- OBJECTIVE
Examine the entries and show every line in which the word "this" is found.

- AVAILABLE RECORDS
* * *

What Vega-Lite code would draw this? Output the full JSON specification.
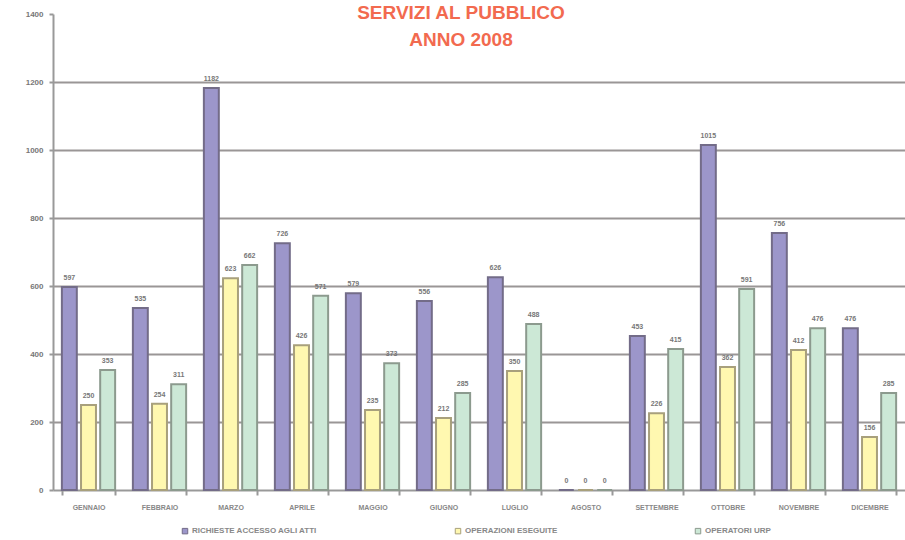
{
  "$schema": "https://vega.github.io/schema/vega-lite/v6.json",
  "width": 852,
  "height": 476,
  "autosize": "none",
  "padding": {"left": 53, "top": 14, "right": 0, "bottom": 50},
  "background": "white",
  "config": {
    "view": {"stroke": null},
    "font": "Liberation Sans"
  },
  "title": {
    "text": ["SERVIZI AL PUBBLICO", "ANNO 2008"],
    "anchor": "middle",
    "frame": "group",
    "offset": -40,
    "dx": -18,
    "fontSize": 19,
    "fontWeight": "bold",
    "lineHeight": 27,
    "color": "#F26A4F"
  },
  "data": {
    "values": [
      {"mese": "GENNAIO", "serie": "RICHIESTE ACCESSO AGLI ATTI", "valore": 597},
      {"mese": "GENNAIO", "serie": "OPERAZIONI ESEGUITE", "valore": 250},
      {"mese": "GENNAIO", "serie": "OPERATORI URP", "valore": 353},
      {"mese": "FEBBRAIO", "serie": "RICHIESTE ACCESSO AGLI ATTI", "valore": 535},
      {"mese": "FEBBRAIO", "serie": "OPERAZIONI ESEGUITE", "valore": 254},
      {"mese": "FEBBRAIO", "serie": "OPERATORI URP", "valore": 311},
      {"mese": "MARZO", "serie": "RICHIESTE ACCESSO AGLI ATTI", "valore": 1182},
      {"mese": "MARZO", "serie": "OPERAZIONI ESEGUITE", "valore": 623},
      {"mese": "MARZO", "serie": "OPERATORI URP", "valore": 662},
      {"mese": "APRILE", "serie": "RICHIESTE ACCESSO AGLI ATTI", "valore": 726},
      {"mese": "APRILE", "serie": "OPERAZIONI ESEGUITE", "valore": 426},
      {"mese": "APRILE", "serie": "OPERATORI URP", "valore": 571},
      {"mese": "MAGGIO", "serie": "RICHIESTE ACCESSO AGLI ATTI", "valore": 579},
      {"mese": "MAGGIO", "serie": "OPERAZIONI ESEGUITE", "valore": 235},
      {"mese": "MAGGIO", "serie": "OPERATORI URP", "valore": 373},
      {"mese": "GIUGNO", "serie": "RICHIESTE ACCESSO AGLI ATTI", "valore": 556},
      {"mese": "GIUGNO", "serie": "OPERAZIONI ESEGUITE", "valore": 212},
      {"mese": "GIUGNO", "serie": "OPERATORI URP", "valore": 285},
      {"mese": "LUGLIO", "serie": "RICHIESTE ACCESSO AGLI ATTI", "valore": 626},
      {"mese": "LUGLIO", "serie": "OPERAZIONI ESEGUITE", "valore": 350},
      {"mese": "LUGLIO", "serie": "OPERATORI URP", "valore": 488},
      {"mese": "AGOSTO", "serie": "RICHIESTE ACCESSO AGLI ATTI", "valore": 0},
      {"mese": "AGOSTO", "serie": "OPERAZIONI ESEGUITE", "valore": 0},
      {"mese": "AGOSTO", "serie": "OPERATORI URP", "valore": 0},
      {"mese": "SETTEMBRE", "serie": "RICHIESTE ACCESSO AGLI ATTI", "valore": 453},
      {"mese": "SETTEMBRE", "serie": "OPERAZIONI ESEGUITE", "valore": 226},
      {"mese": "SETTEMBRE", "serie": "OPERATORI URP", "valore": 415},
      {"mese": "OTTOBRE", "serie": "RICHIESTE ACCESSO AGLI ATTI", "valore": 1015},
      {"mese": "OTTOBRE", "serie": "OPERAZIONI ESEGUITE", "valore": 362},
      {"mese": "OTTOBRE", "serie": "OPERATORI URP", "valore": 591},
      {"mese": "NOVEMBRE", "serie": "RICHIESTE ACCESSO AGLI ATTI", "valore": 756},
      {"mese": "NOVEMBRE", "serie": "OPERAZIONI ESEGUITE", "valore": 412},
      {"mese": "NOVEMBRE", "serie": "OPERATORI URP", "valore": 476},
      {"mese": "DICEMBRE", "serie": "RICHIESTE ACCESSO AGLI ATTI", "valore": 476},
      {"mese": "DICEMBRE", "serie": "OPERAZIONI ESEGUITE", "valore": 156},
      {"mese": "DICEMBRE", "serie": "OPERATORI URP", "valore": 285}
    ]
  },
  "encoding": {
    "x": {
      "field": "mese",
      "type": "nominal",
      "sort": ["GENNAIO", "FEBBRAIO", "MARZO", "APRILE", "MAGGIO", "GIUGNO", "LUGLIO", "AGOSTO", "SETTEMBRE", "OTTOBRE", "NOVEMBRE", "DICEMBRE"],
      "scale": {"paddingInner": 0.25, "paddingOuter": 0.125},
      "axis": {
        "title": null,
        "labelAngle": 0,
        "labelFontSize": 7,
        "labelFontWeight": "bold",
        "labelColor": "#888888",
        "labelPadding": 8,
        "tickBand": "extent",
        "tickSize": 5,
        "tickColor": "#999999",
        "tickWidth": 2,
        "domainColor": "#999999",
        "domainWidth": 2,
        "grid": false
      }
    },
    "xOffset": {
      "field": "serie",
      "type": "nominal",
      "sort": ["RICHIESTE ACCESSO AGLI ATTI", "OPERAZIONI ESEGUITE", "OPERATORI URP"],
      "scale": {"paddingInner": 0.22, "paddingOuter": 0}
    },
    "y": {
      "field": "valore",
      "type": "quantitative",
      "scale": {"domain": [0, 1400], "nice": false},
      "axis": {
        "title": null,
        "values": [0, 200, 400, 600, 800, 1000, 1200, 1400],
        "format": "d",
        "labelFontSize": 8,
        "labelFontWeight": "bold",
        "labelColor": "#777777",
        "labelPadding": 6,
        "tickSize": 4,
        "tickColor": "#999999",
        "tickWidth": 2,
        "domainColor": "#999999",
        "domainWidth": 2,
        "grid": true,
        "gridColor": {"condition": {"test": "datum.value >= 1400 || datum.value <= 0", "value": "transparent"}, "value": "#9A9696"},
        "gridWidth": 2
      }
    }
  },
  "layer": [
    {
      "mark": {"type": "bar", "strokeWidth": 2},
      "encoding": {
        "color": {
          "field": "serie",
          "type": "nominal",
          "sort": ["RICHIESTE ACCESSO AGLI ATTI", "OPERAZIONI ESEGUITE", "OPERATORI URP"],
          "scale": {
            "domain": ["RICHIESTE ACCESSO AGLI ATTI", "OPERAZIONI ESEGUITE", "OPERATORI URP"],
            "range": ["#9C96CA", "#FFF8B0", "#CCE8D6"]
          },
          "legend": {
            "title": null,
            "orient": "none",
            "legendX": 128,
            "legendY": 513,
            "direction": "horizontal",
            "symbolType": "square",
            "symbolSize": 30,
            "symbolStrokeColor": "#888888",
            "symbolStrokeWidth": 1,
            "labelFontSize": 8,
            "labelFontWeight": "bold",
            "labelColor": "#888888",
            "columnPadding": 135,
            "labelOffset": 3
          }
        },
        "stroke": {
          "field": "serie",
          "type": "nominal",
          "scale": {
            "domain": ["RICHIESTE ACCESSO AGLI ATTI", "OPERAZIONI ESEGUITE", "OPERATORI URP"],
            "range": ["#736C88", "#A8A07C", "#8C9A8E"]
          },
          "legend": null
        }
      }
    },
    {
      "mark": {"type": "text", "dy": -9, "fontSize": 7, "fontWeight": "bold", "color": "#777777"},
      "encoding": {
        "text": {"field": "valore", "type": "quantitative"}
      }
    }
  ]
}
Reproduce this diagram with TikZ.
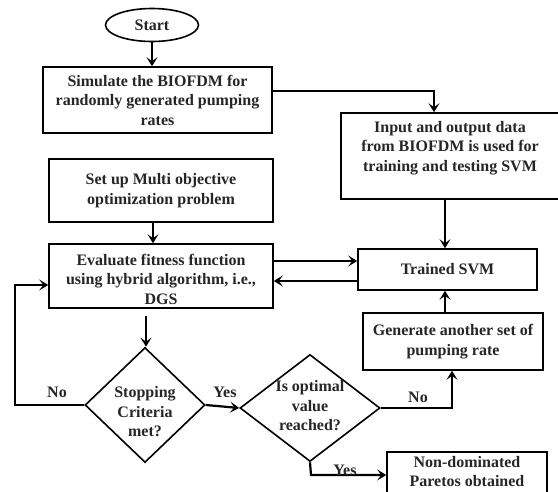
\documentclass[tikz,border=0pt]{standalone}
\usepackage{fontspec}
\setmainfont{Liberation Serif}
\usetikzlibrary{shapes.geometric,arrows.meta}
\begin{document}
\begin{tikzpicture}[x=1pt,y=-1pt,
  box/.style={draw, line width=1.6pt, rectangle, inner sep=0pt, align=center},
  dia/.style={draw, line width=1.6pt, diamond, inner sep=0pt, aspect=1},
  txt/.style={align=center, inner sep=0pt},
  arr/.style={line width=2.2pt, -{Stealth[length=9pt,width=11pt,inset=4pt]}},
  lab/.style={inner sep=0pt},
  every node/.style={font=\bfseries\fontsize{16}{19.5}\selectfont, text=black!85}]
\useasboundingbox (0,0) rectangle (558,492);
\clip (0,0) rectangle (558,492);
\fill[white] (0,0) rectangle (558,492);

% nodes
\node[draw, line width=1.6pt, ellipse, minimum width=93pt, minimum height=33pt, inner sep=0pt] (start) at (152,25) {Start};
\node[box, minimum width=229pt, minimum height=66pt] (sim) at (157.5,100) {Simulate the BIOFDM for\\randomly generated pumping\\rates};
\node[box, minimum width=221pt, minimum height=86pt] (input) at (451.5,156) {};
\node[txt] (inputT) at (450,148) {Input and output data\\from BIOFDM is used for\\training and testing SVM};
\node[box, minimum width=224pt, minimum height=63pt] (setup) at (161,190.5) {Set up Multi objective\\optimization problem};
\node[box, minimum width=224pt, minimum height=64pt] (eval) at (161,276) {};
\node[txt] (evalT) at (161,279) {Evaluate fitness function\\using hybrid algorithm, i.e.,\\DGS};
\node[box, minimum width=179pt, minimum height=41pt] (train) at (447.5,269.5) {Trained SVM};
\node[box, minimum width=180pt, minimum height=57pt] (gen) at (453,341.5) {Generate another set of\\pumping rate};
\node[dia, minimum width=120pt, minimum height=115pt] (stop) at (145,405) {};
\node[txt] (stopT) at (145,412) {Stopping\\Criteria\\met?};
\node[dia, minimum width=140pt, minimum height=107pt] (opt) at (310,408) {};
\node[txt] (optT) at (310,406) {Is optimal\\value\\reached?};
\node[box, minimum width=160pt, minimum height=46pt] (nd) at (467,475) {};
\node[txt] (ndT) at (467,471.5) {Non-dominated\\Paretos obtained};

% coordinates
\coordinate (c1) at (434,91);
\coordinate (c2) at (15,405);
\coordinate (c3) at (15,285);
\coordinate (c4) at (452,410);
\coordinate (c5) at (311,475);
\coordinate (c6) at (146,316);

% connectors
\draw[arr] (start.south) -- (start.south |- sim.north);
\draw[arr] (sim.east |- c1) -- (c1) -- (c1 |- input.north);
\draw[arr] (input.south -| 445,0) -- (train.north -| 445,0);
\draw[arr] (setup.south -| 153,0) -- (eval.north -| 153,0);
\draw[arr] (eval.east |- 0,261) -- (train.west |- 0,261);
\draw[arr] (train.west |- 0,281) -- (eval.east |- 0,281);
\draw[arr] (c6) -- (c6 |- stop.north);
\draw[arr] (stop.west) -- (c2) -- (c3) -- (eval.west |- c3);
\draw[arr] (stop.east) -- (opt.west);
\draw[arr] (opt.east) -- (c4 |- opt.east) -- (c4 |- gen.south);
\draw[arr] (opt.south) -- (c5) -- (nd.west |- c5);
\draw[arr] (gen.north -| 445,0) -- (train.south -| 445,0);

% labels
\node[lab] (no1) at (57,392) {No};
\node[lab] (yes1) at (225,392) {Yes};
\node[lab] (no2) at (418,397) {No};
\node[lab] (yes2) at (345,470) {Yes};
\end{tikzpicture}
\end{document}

* * *

- COMPLETE RESPONSE
What Vega-Lite code would draw this? Output the full JSON specification.
Reproduce this diagram with TikZ.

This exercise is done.